Can velocity analysis replace traditional sentiment dashboards?

No—it complements them. Velocity analysis adds a temporal and volumetric dimension that static sentiment scores lack. Use both together: sentiment dashboards for the 'what', velocity analysis for the 'when' and 'how much'.

8. What to Do Next: Specific Actions for Your Team

You've read the guide—now it's time to act. Here are five specific next moves, ordered by priority.

1. Audit your current review data. Pull the last three months of reviews from all sources. Count how many you have per week, and calculate the average sentiment per week. Identify any weeks that look unusual. This gives you a starting baseline and reveals any data quality issues.

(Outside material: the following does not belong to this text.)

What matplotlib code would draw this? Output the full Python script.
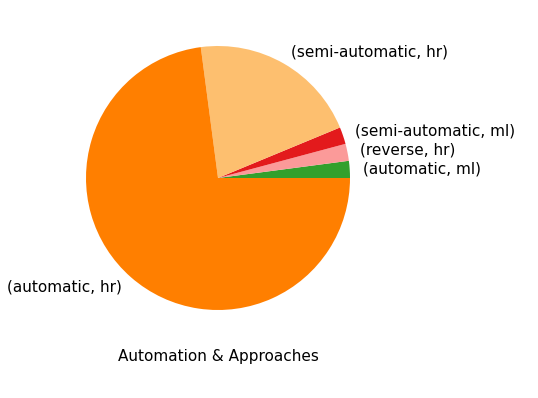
import matplotlib
matplotlib.use("Agg")
import matplotlib.pyplot as plt

labels = ["(automatic, ml)", "(reverse, hr)", "(semi-automatic, ml)", "(semi-automatic, hr)", "(automatic, hr)"]
counts = [1, 1, 1, 10, 35]
colors = ["#33a02c", "#fb9a99", "#e31a1c", "#fdbf6f", "#ff7f00"]
title = "Automation & Approaches"

fig = plt.figure(figsize=(5.38, 3.98), dpi=100)
ax = fig.add_axes([53/538, 55/398, 330/538, 330/398])
ax.pie(counts, labels=labels, colors=colors, startangle=0, counterclock=True,
       textprops={"fontsize": 11})
ax.set_xlim(-1.25, 1.25)
ax.set_ylim(-1.25, 1.25)
ax.set_aspect("equal")
ax.set_xlabel(title, fontsize=11)
fig.savefig("out.png", dpi=100)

2. Set up a simple velocity tracker. Use a spreadsheet or a free tool to track daily review count and average sentiment. Start today. Even if you only have a week of data, you'll begin to see patterns. Commit to updating it every Monday morning.

3. Define your alert thresholds. Based on your baseline, decide what constitutes a significant velocity change. Write down the rule (e.g., 'investigate if weekly volume changes by more than 50% or sentiment changes by more than 0.5 stars'). Share this rule with your team so everyone knows when to pay attention.

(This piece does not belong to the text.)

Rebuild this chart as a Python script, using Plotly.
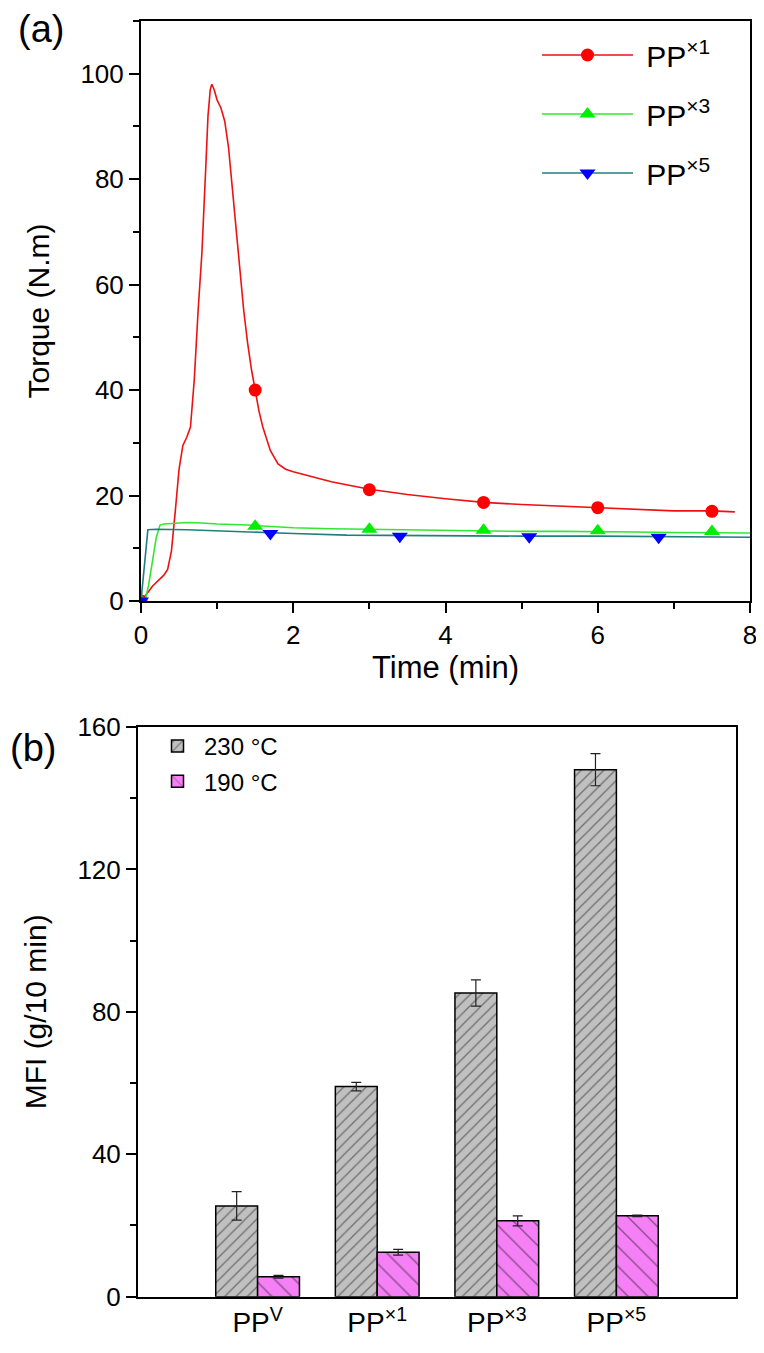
import plotly.graph_objects as go

# ---------------- Panel (a): torque vs time ----------------
t_x1 = [0, 0.05, 0.1, 0.15, 0.2, 0.25, 0.3, 0.35, 0.4, 0.45, 0.5, 0.55, 0.6, 0.65,
        0.7, 0.75, 0.8, 0.85, 0.88, 0.91, 0.93, 0.96, 1.0, 1.05, 1.1, 1.15, 1.2,
        1.25, 1.3, 1.35, 1.4, 1.45, 1.5, 1.55, 1.6, 1.7, 1.8, 1.9, 2.0, 2.5, 3.0,
        3.5, 4.0, 4.5, 5.0, 5.5, 6.0, 6.5, 7.0, 7.5, 7.8]
torque_x1 = [0, 0.8, 1.8, 2.8, 3.5, 4.2, 4.9, 6.0, 9.5, 17, 25, 29.5, 31, 33,
             42, 55, 66, 82, 92, 97, 98, 97, 95, 93.5, 91, 86, 78,
             70, 62, 55, 49, 44, 40, 36, 33, 28.5, 26, 25, 24.5, 22.6, 21.2,
             20.2, 19.4, 18.7, 18.3, 18.0, 17.8, 17.5, 17.1, 17.1, 16.9]

t_x3 = [0, 0.06, 0.1, 0.15, 0.2, 0.25, 0.3, 0.5, 0.6, 0.8, 1.0, 1.4, 2.0, 2.5,
        3.0, 3.5, 4.0, 4.5, 5.0, 5.5, 6.0, 6.5, 7.0, 7.5, 8.0]
torque_x3 = [0, 0.5, 3, 7.5, 12, 14.4, 14.6, 14.8, 14.9, 14.8, 14.6, 14.4, 13.9, 13.7,
             13.6, 13.4, 13.3, 13.3, 13.2, 13.2, 13.2, 13.1, 13.0, 13.0, 12.9]

t_x5 = [0, 0.03, 0.06, 0.09, 0.2, 0.6, 1.0, 1.4, 2.0, 2.7, 3.5, 4.0, 5.0, 6.0, 7.0, 8.0]
torque_x5 = [0, 4, 9, 13.5, 13.6, 13.5, 13.3, 13.0, 12.8, 12.5, 12.4, 12.3, 12.3, 12.3, 12.2, 12.1]

mark_t_x1 = [0, 1.5, 3, 4.5, 6, 7.5]
mark_v_x1 = [0, 40, 21.1, 18.7, 17.7, 17.0]
mark_t_x3 = [0, 1.5, 3, 4.5, 6, 7.5]
mark_v_x3 = [0, 14.2, 13.6, 13.4, 13.3, 13.2]
mark_t_x5 = [0, 1.7, 3.4, 5.1, 6.8]
mark_v_x5 = [0, 12.8, 12.3, 12.2, 12.1]

# ---------------- Panel (b): MFI bars ----------------
samples = ["PP<sup>V</sup>", "PP<sup>×1</sup>", "PP<sup>×3</sup>", "PP<sup>×5</sup>"]
mfi_230 = [25.5, 59.0, 85.3, 148.0]
err_230 = [4.0, 1.2, 3.7, 4.5]
mfi_190 = [5.6, 12.5, 21.3, 22.7]
err_190 = [0.4, 0.8, 1.4, 0.2]

FONT = "Liberation Sans, Arial, sans-serif"
PAGE_OFF = 8            # default body margin of the page
W, H = 764 - PAGE_OFF, 1353 - PAGE_OFF


def fx(px):
    return (px - PAGE_OFF) / W


def fy(py):
    return 1 - (py - PAGE_OFF) / H


fig = go.Figure()

series = [
    ("\u00a0PP<sup>×1</sup>", t_x1, torque_x1, mark_t_x1, mark_v_x1, "#ee1111", "#ff0000", "circle", 13),
    ("\u00a0PP<sup>×3</sup>", t_x3, torque_x3, mark_t_x3, mark_v_x3, "#33e633", "#00ee00", "triangle-up", 14),
    ("\u00a0PP<sup>×5</sup>", t_x5, torque_x5, mark_t_x5, mark_v_x5, "#1f7f80", "#0000ff", "triangle-down", 14),
]
for i, (name, tx, ty, mx, my, lc, mc, sym, ms) in enumerate(series):
    fig.add_trace(go.Scatter(x=tx, y=ty, mode="lines", line=dict(color=lc, width=1.6),
                             showlegend=False, xaxis="x", yaxis="y", hoverinfo="skip"))
    fig.add_trace(go.Scatter(x=mx, y=my, mode="markers",
                             marker=dict(color=mc, symbol=sym, size=ms, line=dict(width=0)),
                             showlegend=False, xaxis="x", yaxis="y"))
    fig.add_trace(go.Scatter(x=[None], y=[None], mode="lines+markers", name=name,
                             line=dict(color=lc, width=1.6),
                             marker=dict(color=mc, symbol=sym, size=ms, line=dict(width=0)),
                             legend="legend", legendgroup=f"g{i}", xaxis="x", yaxis="y"))

fig.add_trace(go.Bar(x=samples, y=mfi_230, name="230 °C", xaxis="x2", yaxis="y2",
                     marker=dict(color="#c0c0c0", line=dict(color="black", width=1.5),
                                 pattern=dict(shape="/", fgcolor="#1a1a1a", bgcolor="#c0c0c0",
                                              size=8, solidity=0.16, fillmode="overlay")),
                     error_y=dict(type="data", array=err_230, color="#222222", thickness=1.2, width=5),
                     legend="legend2", legendgroup="b230"))
fig.add_trace(go.Bar(x=samples, y=mfi_190, name="190 °C", xaxis="x2", yaxis="y2",
                     marker=dict(color="#f57ff5", line=dict(color="black", width=1.5),
                                 pattern=dict(shape="\\", fgcolor="#1a1a1a", bgcolor="#f57ff5",
                                              size=14, solidity=0.1, fillmode="overlay")),
                     error_y=dict(type="data", array=err_190, color="#222222", thickness=1.2, width=5),
                     legend="legend2", legendgroup="b190"))

axis_common = dict(showline=True, linecolor="black", linewidth=2, mirror=True,
                   showgrid=False, zeroline=False, ticks="outside", ticklen=10,
                   tickwidth=1.5, tickcolor="black", automargin=False,
                   tickfont=dict(family=FONT, size=26, color="black"))

fig.update_layout(
    width=W, height=H,
    margin=dict(l=0, r=0, t=0, b=0, autoexpand=False),
    paper_bgcolor="white", plot_bgcolor="white",
    font=dict(family=FONT, color="black"),
    barmode="group", bargap=0.3, bargroupgap=0,
    xaxis=dict(axis_common, domain=[fx(141), fx(750)], anchor="y", range=[0, 8],
               tick0=0, dtick=2,
               minor=dict(dtick=1, ticks="outside", ticklen=6, tickwidth=1.5, tickcolor="black"),
               title=dict(text="Time (min)", font=dict(family=FONT, size=31), standoff=0)),
    yaxis=dict(axis_common, domain=[fy(601), fy(21)], anchor="x", range=[0, 110],
               tick0=0, dtick=20,
               minor=dict(dtick=10, ticks="outside", ticklen=6, tickwidth=1.5, tickcolor="black"),
               title=dict(text="Torque (N.m)", font=dict(family=FONT, size=30), standoff=22)),
    xaxis2=dict(axis_common, domain=[fx(138), fx(736)], anchor="y2", type="category",
                range=[-1, 4], ticks="", tickfont=dict(family=FONT, size=28, color="black")),
    yaxis2=dict(axis_common, domain=[fy(1296.7), fy(727)], anchor="x2", range=[0, 160],
                tick0=0, dtick=40,
                minor=dict(dtick=20, ticks="outside", ticklen=6, tickwidth=1.5, tickcolor="black"),
                title=dict(text="MFI (g/10 min)", font=dict(family=FONT, size=30), standoff=22)),
    legend=dict(x=fx(537), y=fy(29), xanchor="left", yanchor="top",
                bgcolor="rgba(0,0,0,0)", borderwidth=0, tracegroupgap=17,
                font=dict(family=FONT, size=30, color="black"), itemwidth=91),
    legend2=dict(x=fx(151), y=fy(724), xanchor="left", yanchor="top",
                 bgcolor="rgba(0,0,0,0)", borderwidth=0, tracegroupgap=1, itemwidth=43,
                 font=dict(family=FONT, size=24, color="black")),
    annotations=[
        dict(text="(a)", xref="paper", yref="paper", x=fx(16), y=fy(29),
             xanchor="left", yanchor="middle", showarrow=False,
             font=dict(family=FONT, size=38, color="black")),
        dict(text="(b)", xref="paper", yref="paper", x=fx(8), y=fy(748),
             xanchor="left", yanchor="middle", showarrow=False,
             font=dict(family=FONT, size=38, color="black")),
    ],
)

fig.write_html("out.html")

4. Run a retrospective on the last three decisions you made based on reviews. Were any of them influenced by the three misreads? If so, document what you would do differently now. This builds institutional knowledge and prevents repeat mistakes.

5. Schedule a monthly review velocity meeting. Invite product, marketing, and customer success. Spend 30 minutes reviewing the velocity chart, discussing any anomalies, and deciding whether to investigate further. This meeting ensures that review analysis becomes a regular, cross-functional practice, not a reactive fire drill.

By following these steps, you'll move from reactive panic to informed confidence. The three sentiment misreads will no longer derail your decisions—you'll have a velocity reset that keeps your team grounded in reality.